■ **Given material**

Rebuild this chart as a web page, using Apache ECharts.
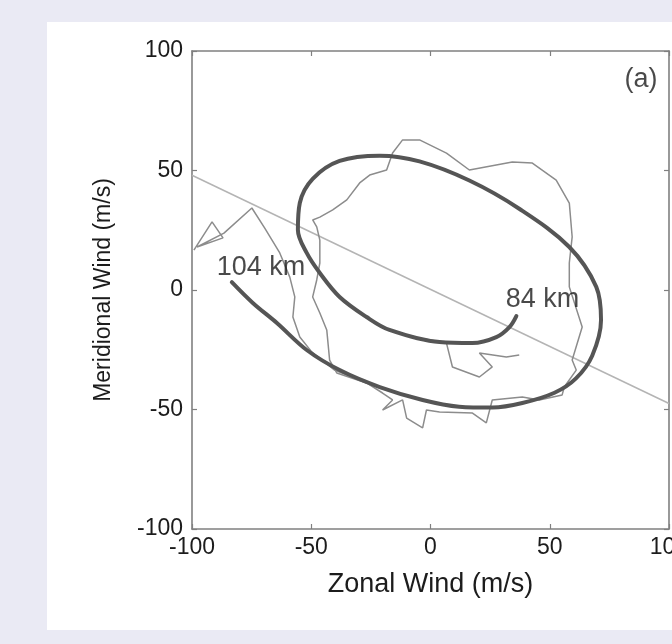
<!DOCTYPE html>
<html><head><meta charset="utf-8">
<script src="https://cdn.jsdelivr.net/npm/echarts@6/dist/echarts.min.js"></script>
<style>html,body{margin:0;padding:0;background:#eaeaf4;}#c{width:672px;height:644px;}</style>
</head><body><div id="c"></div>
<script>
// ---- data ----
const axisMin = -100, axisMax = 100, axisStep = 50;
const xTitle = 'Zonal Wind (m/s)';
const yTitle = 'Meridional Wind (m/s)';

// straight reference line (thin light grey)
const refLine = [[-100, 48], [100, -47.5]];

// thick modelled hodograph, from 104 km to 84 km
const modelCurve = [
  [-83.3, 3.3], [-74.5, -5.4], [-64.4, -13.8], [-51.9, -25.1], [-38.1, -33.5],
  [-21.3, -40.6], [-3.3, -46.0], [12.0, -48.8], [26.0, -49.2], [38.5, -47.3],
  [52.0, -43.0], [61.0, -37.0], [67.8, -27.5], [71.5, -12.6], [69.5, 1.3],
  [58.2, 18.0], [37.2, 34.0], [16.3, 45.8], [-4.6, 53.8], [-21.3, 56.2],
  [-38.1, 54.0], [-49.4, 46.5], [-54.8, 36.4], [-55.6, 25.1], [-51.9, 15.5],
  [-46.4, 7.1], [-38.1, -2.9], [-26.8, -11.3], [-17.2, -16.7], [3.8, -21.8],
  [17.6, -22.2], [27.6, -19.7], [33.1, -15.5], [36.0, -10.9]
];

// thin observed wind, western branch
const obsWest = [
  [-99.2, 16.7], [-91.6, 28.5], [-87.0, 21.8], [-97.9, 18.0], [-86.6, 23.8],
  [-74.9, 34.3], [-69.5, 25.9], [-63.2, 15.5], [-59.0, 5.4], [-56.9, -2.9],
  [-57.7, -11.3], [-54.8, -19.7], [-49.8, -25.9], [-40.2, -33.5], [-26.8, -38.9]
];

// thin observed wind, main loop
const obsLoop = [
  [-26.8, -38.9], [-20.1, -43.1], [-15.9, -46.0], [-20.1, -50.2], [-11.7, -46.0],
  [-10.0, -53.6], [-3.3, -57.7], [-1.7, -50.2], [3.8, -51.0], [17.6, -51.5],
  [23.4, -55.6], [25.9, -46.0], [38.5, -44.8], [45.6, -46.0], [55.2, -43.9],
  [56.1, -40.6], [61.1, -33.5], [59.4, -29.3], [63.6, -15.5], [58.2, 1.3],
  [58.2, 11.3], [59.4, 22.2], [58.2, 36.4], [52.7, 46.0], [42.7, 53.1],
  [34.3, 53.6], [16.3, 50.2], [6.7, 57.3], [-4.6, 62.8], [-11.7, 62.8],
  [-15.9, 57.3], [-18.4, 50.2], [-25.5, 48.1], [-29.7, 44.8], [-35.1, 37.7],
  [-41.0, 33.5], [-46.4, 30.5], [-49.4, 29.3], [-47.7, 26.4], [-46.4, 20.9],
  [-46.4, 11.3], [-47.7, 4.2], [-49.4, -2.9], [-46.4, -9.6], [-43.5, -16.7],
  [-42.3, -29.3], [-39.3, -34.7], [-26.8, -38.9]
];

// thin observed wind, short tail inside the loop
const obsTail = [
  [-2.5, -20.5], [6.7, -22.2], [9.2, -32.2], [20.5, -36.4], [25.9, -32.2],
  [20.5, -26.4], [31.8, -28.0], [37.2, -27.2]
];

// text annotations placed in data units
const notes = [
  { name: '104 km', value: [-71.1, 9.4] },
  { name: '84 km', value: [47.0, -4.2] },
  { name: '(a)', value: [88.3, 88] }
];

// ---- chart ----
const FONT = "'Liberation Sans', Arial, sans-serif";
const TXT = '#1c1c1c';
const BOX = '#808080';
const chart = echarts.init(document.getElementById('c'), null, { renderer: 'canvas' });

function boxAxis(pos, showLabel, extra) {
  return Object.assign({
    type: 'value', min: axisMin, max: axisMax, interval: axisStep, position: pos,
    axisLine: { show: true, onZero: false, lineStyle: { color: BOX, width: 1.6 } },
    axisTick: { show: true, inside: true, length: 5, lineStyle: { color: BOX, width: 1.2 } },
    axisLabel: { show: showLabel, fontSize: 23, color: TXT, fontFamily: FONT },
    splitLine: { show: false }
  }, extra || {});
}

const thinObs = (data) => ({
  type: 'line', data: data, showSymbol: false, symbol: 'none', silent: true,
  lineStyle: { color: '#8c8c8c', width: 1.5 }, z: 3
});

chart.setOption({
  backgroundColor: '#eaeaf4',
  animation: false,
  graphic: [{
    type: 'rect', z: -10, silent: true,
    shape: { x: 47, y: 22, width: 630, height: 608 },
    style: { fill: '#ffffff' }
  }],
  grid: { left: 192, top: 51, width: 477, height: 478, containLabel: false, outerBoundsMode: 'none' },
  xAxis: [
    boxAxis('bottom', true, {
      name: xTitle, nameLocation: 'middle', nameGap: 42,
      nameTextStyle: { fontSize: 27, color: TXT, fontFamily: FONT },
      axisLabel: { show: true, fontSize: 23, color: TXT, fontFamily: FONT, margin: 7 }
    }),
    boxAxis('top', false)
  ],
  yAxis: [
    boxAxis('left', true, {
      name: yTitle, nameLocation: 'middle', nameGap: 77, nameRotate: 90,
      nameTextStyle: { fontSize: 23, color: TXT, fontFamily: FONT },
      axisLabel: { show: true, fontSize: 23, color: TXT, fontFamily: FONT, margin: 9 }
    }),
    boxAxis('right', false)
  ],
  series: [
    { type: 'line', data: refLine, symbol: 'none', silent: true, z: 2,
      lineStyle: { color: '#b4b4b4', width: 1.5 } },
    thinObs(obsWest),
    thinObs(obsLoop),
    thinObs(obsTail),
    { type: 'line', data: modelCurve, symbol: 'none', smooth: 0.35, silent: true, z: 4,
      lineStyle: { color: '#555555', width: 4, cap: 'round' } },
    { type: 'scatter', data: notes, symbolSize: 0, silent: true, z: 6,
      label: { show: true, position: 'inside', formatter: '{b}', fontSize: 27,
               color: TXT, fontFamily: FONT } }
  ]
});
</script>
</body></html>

■ **Task statement**
Leaving out the pictures, repeat the data above exactly.

■ **Final result**
Rebuild this chart as a web page, using Apache ECharts.
<!DOCTYPE html>
<html><head><meta charset="utf-8">
<script src="https://cdn.jsdelivr.net/npm/echarts@6/dist/echarts.min.js"></script>
<style>html,body{margin:0;padding:0;background:#eaeaf4;}#c{width:672px;height:644px;}</style>
</head><body><div id="c"></div>
<script>
// ---- data ----
const axisMin = -100, axisMax = 100, axisStep = 50;
const xTitle = 'Zonal Wind (m/s)';
const yTitle = 'Meridional Wind (m/s)';

// straight reference line (thin light grey)
const refLine = [[-100, 48], [100, -47.5]];

// thick modelled hodograph, from 104 km to 84 km
const modelCurve = [
  [-83.3, 3.3], [-74.5, -5.4], [-64.4, -13.8], [-51.9, -25.1], [-38.1, -33.5],
  [-21.3, -40.6], [-3.3, -46.0], [12.0, -48.8], [26.0, -49.2], [38.5, -47.3],
  [52.0, -43.0], [61.0, -37.0], [67.8, -27.5], [71.5, -12.6], [69.5, 1.3],
  [58.2, 18.0], [37.2, 34.0], [16.3, 45.8], [-4.6, 53.8], [-21.3, 56.2],
  [-38.1, 54.0], [-49.4, 46.5], [-54.8, 36.4], [-55.6, 25.1], [-51.9, 15.5],
  [-46.4, 7.1], [-38.1, -2.9], [-26.8, -11.3], [-17.2, -16.7], [3.8, -21.8],
  [17.6, -22.2], [27.6, -19.7], [33.1, -15.5], [36.0, -10.9]
];

// thin observed wind, western branch
const obsWest = [
  [-99.2, 16.7], [-91.6, 28.5], [-87.0, 21.8], [-97.9, 18.0], [-86.6, 23.8],
  [-74.9, 34.3], [-69.5, 25.9], [-63.2, 15.5], [-59.0, 5.4], [-56.9, -2.9],
  [-57.7, -11.3], [-54.8, -19.7], [-49.8, -25.9], [-40.2, -33.5], [-26.8, -38.9]
];

// thin observed wind, main loop
const obsLoop = [
  [-26.8, -38.9], [-20.1, -43.1], [-15.9, -46.0], [-20.1, -50.2], [-11.7, -46.0],
  [-10.0, -53.6], [-3.3, -57.7], [-1.7, -50.2], [3.8, -51.0], [17.6, -51.5],
  [23.4, -55.6], [25.9, -46.0], [38.5, -44.8], [45.6, -46.0], [55.2, -43.9],
  [56.1, -40.6], [61.1, -33.5], [59.4, -29.3], [63.6, -15.5], [58.2, 1.3],
  [58.2, 11.3], [59.4, 22.2], [58.2, 36.4], [52.7, 46.0], [42.7, 53.1],
  [34.3, 53.6], [16.3, 50.2], [6.7, 57.3], [-4.6, 62.8], [-11.7, 62.8],
  [-15.9, 57.3], [-18.4, 50.2], [-25.5, 48.1], [-29.7, 44.8], [-35.1, 37.7],
  [-41.0, 33.5], [-46.4, 30.5], [-49.4, 29.3], [-47.7, 26.4], [-46.4, 20.9],
  [-46.4, 11.3], [-47.7, 4.2], [-49.4, -2.9], [-46.4, -9.6], [-43.5, -16.7],
  [-42.3, -29.3], [-39.3, -34.7], [-26.8, -38.9]
];

// thin observed wind, short tail inside the loop
const obsTail = [
  [-2.5, -20.5], [6.7, -22.2], [9.2, -32.2], [20.5, -36.4], [25.9, -32.2],
  [20.5, -26.4], [31.8, -28.0], [37.2, -27.2]
];

// text annotations placed in data units
const notes = [
  { name: '104 km', value: [-71.1, 9.4] },
  { name: '84 km', value: [47.0, -4.2] },
  { name: '(a)', value: [88.3, 88] }
];

// ---- chart ----
const FONT = "'Liberation Sans', Arial, sans-serif";
const TXT = '#1c1c1c';
const BOX = '#808080';
const chart = echarts.init(document.getElementById('c'), null, { renderer: 'canvas' });

function boxAxis(pos, showLabel, extra) {
  return Object.assign({
    type: 'value', min: axisMin, max: axisMax, interval: axisStep, position: pos,
    axisLine: { show: true, onZero: false, lineStyle: { color: BOX, width: 1.6 } },
    axisTick: { show: true, inside: true, length: 5, lineStyle: { color: BOX, width: 1.2 } },
    axisLabel: { show: showLabel, fontSize: 23, color: TXT, fontFamily: FONT },
    splitLine: { show: false }
  }, extra || {});
}

const thinObs = (data) => ({
  type: 'line', data: data, showSymbol: false, symbol: 'none', silent: true,
  lineStyle: { color: '#8c8c8c', width: 1.5 }, z: 3
});

chart.setOption({
  backgroundColor: '#eaeaf4',
  animation: false,
  graphic: [{
    type: 'rect', z: -10, silent: true,
    shape: { x: 47, y: 22, width: 630, height: 608 },
    style: { fill: '#ffffff' }
  }],
  grid: { left: 192, top: 51, width: 477, height: 478, containLabel: false, outerBoundsMode: 'none' },
  xAxis: [
    boxAxis('bottom', true, {
      name: xTitle, nameLocation: 'middle', nameGap: 42,
      nameTextStyle: { fontSize: 27, color: TXT, fontFamily: FONT },
      axisLabel: { show: true, fontSize: 23, color: TXT, fontFamily: FONT, margin: 7 }
    }),
    boxAxis('top', false)
  ],
  yAxis: [
    boxAxis('left', true, {
      name: yTitle, nameLocation: 'middle', nameGap: 77, nameRotate: 90,
      nameTextStyle: { fontSize: 23, color: TXT, fontFamily: FONT },
      axisLabel: { show: true, fontSize: 23, color: TXT, fontFamily: FONT, margin: 9 }
    }),
    boxAxis('right', false)
  ],
  series: [
    { type: 'line', data: refLine, symbol: 'none', silent: true, z: 2,
      lineStyle: { color: '#b4b4b4', width: 1.5 } },
    thinObs(obsWest),
    thinObs(obsLoop),
    thinObs(obsTail),
    { type: 'line', data: modelCurve, symbol: 'none', smooth: 0.35, silent: true, z: 4,
      lineStyle: { color: '#555555', width: 4, cap: 'round' } },
    { type: 'scatter', data: notes, symbolSize: 0, silent: true, z: 6,
      label: { show: true, position: 'inside', formatter: '{b}', fontSize: 27,
               color: TXT, fontFamily: FONT } }
  ]
});
</script>
</body></html>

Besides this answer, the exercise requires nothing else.